>> Begin Given data
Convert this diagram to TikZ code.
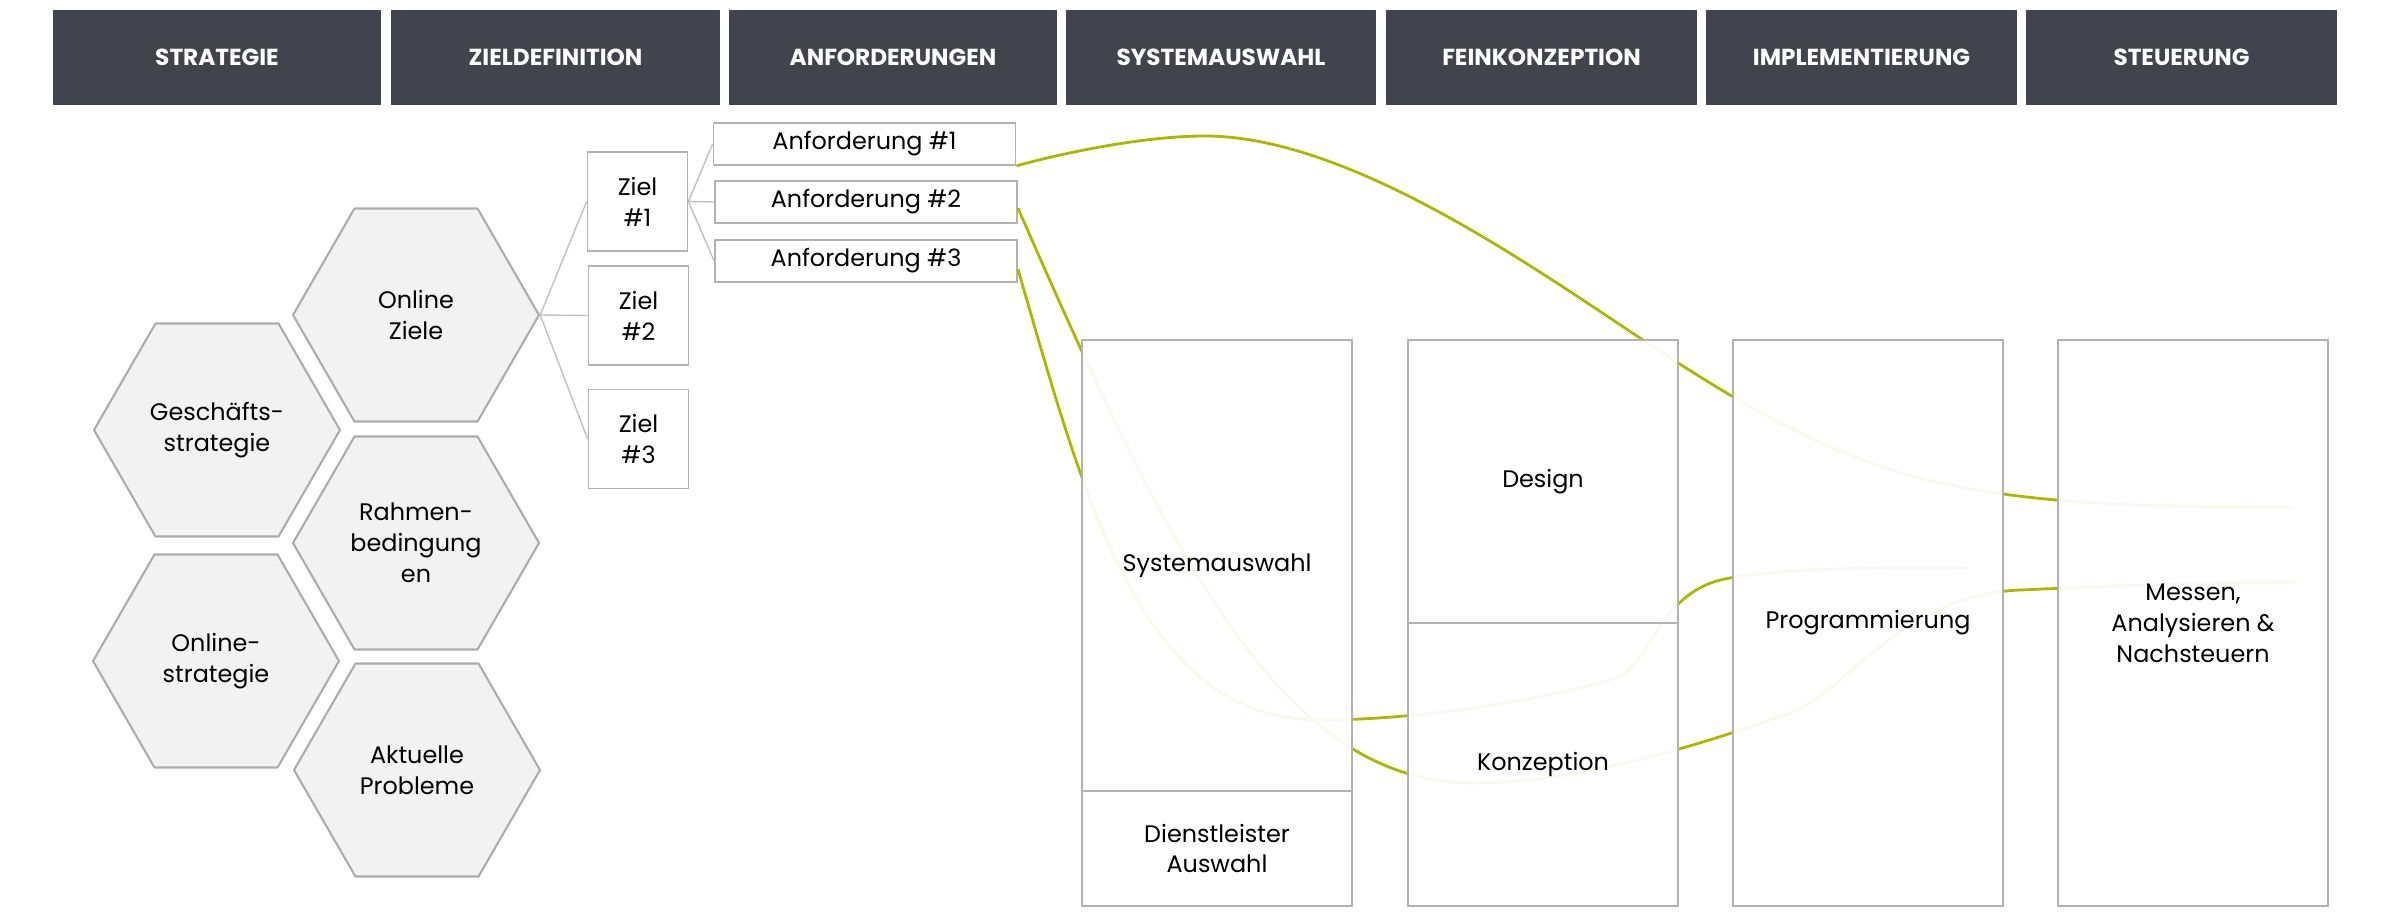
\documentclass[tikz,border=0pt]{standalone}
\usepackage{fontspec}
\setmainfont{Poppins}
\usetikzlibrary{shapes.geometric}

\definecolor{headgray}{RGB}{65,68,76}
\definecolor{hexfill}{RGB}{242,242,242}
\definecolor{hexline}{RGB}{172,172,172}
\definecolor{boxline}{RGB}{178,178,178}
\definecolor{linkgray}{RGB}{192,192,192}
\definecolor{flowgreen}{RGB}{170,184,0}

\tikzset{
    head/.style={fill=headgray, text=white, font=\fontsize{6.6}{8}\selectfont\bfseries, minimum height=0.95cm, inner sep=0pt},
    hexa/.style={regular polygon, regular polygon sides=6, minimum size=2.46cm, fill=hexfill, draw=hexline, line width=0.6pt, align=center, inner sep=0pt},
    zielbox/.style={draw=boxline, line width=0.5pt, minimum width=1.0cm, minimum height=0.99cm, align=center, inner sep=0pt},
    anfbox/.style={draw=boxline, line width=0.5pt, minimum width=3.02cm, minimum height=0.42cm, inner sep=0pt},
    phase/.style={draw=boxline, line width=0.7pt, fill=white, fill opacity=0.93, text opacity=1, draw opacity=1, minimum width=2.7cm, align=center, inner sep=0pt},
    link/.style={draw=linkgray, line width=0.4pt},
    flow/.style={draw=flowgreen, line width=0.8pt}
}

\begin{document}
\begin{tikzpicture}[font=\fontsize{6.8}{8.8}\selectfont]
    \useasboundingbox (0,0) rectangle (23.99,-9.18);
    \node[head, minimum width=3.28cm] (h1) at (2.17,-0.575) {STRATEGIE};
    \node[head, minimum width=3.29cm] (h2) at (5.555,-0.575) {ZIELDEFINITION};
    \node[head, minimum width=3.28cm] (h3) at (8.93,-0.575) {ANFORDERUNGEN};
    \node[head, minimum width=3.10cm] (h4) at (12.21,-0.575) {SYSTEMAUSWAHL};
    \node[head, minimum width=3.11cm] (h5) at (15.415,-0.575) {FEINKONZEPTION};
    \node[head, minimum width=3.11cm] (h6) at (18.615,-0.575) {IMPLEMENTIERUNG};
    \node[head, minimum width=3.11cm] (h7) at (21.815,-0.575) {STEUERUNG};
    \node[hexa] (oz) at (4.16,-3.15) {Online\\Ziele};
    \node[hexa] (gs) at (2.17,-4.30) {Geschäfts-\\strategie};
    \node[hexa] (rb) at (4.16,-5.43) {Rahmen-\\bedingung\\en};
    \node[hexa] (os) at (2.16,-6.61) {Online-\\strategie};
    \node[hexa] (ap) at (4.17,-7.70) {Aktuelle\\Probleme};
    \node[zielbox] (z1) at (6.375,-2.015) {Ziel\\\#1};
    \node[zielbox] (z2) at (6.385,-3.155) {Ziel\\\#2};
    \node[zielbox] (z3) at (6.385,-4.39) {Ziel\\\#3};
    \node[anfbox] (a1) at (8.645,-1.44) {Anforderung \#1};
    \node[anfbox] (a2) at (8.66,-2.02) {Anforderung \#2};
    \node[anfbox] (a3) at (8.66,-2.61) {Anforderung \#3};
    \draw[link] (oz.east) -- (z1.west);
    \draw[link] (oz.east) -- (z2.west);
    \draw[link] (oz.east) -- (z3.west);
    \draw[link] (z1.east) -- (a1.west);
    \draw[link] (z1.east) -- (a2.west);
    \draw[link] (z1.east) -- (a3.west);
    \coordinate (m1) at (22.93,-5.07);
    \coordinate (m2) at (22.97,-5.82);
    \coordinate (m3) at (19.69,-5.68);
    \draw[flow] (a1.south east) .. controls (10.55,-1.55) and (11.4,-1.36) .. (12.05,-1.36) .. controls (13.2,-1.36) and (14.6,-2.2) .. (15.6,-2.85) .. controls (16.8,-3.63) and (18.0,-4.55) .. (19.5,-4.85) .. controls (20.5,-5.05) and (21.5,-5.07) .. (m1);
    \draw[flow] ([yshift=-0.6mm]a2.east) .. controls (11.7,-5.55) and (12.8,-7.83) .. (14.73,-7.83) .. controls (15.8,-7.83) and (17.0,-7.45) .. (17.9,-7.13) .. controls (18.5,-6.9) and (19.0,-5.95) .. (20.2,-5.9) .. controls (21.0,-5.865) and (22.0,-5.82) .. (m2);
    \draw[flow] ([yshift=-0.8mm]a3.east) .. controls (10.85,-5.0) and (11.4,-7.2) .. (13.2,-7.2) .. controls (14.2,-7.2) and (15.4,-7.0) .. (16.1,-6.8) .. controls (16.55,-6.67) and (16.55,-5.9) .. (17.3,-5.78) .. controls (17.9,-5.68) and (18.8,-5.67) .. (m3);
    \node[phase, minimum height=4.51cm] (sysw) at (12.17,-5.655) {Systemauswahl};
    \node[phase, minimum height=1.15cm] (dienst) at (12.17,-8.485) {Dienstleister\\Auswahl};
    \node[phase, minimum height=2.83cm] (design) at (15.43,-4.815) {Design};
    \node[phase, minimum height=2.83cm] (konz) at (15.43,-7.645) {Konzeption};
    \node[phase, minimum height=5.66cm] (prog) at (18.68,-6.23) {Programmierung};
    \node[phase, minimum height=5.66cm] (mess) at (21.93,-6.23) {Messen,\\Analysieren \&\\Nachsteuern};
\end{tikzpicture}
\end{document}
>> End Given data
Copy out every line of the material above exactly, skipping the pictures.

## [Reply]
Convert this diagram to TikZ code.
\documentclass[tikz,border=0pt]{standalone}
\usepackage{fontspec}
\setmainfont{Poppins}
\usetikzlibrary{shapes.geometric}

\definecolor{headgray}{RGB}{65,68,76}
\definecolor{hexfill}{RGB}{242,242,242}
\definecolor{hexline}{RGB}{172,172,172}
\definecolor{boxline}{RGB}{178,178,178}
\definecolor{linkgray}{RGB}{192,192,192}
\definecolor{flowgreen}{RGB}{170,184,0}

\tikzset{
    head/.style={fill=headgray, text=white, font=\fontsize{6.6}{8}\selectfont\bfseries, minimum height=0.95cm, inner sep=0pt},
    hexa/.style={regular polygon, regular polygon sides=6, minimum size=2.46cm, fill=hexfill, draw=hexline, line width=0.6pt, align=center, inner sep=0pt},
    zielbox/.style={draw=boxline, line width=0.5pt, minimum width=1.0cm, minimum height=0.99cm, align=center, inner sep=0pt},
    anfbox/.style={draw=boxline, line width=0.5pt, minimum width=3.02cm, minimum height=0.42cm, inner sep=0pt},
    phase/.style={draw=boxline, line width=0.7pt, fill=white, fill opacity=0.93, text opacity=1, draw opacity=1, minimum width=2.7cm, align=center, inner sep=0pt},
    link/.style={draw=linkgray, line width=0.4pt},
    flow/.style={draw=flowgreen, line width=0.8pt}
}

\begin{document}
\begin{tikzpicture}[font=\fontsize{6.8}{8.8}\selectfont]
    \useasboundingbox (0,0) rectangle (23.99,-9.18);
    \node[head, minimum width=3.28cm] (h1) at (2.17,-0.575) {STRATEGIE};
    \node[head, minimum width=3.29cm] (h2) at (5.555,-0.575) {ZIELDEFINITION};
    \node[head, minimum width=3.28cm] (h3) at (8.93,-0.575) {ANFORDERUNGEN};
    \node[head, minimum width=3.10cm] (h4) at (12.21,-0.575) {SYSTEMAUSWAHL};
    \node[head, minimum width=3.11cm] (h5) at (15.415,-0.575) {FEINKONZEPTION};
    \node[head, minimum width=3.11cm] (h6) at (18.615,-0.575) {IMPLEMENTIERUNG};
    \node[head, minimum width=3.11cm] (h7) at (21.815,-0.575) {STEUERUNG};
    \node[hexa] (oz) at (4.16,-3.15) {Online\\Ziele};
    \node[hexa] (gs) at (2.17,-4.30) {Geschäfts-\\strategie};
    \node[hexa] (rb) at (4.16,-5.43) {Rahmen-\\bedingung\\en};
    \node[hexa] (os) at (2.16,-6.61) {Online-\\strategie};
    \node[hexa] (ap) at (4.17,-7.70) {Aktuelle\\Probleme};
    \node[zielbox] (z1) at (6.375,-2.015) {Ziel\\\#1};
    \node[zielbox] (z2) at (6.385,-3.155) {Ziel\\\#2};
    \node[zielbox] (z3) at (6.385,-4.39) {Ziel\\\#3};
    \node[anfbox] (a1) at (8.645,-1.44) {Anforderung \#1};
    \node[anfbox] (a2) at (8.66,-2.02) {Anforderung \#2};
    \node[anfbox] (a3) at (8.66,-2.61) {Anforderung \#3};
    \draw[link] (oz.east) -- (z1.west);
    \draw[link] (oz.east) -- (z2.west);
    \draw[link] (oz.east) -- (z3.west);
    \draw[link] (z1.east) -- (a1.west);
    \draw[link] (z1.east) -- (a2.west);
    \draw[link] (z1.east) -- (a3.west);
    \coordinate (m1) at (22.93,-5.07);
    \coordinate (m2) at (22.97,-5.82);
    \coordinate (m3) at (19.69,-5.68);
    \draw[flow] (a1.south east) .. controls (10.55,-1.55) and (11.4,-1.36) .. (12.05,-1.36) .. controls (13.2,-1.36) and (14.6,-2.2) .. (15.6,-2.85) .. controls (16.8,-3.63) and (18.0,-4.55) .. (19.5,-4.85) .. controls (20.5,-5.05) and (21.5,-5.07) .. (m1);
    \draw[flow] ([yshift=-0.6mm]a2.east) .. controls (11.7,-5.55) and (12.8,-7.83) .. (14.73,-7.83) .. controls (15.8,-7.83) and (17.0,-7.45) .. (17.9,-7.13) .. controls (18.5,-6.9) and (19.0,-5.95) .. (20.2,-5.9) .. controls (21.0,-5.865) and (22.0,-5.82) .. (m2);
    \draw[flow] ([yshift=-0.8mm]a3.east) .. controls (10.85,-5.0) and (11.4,-7.2) .. (13.2,-7.2) .. controls (14.2,-7.2) and (15.4,-7.0) .. (16.1,-6.8) .. controls (16.55,-6.67) and (16.55,-5.9) .. (17.3,-5.78) .. controls (17.9,-5.68) and (18.8,-5.67) .. (m3);
    \node[phase, minimum height=4.51cm] (sysw) at (12.17,-5.655) {Systemauswahl};
    \node[phase, minimum height=1.15cm] (dienst) at (12.17,-8.485) {Dienstleister\\Auswahl};
    \node[phase, minimum height=2.83cm] (design) at (15.43,-4.815) {Design};
    \node[phase, minimum height=2.83cm] (konz) at (15.43,-7.645) {Konzeption};
    \node[phase, minimum height=5.66cm] (prog) at (18.68,-6.23) {Programmierung};
    \node[phase, minimum height=5.66cm] (mess) at (21.93,-6.23) {Messen,\\Analysieren \&\\Nachsteuern};
\end{tikzpicture}
\end{document}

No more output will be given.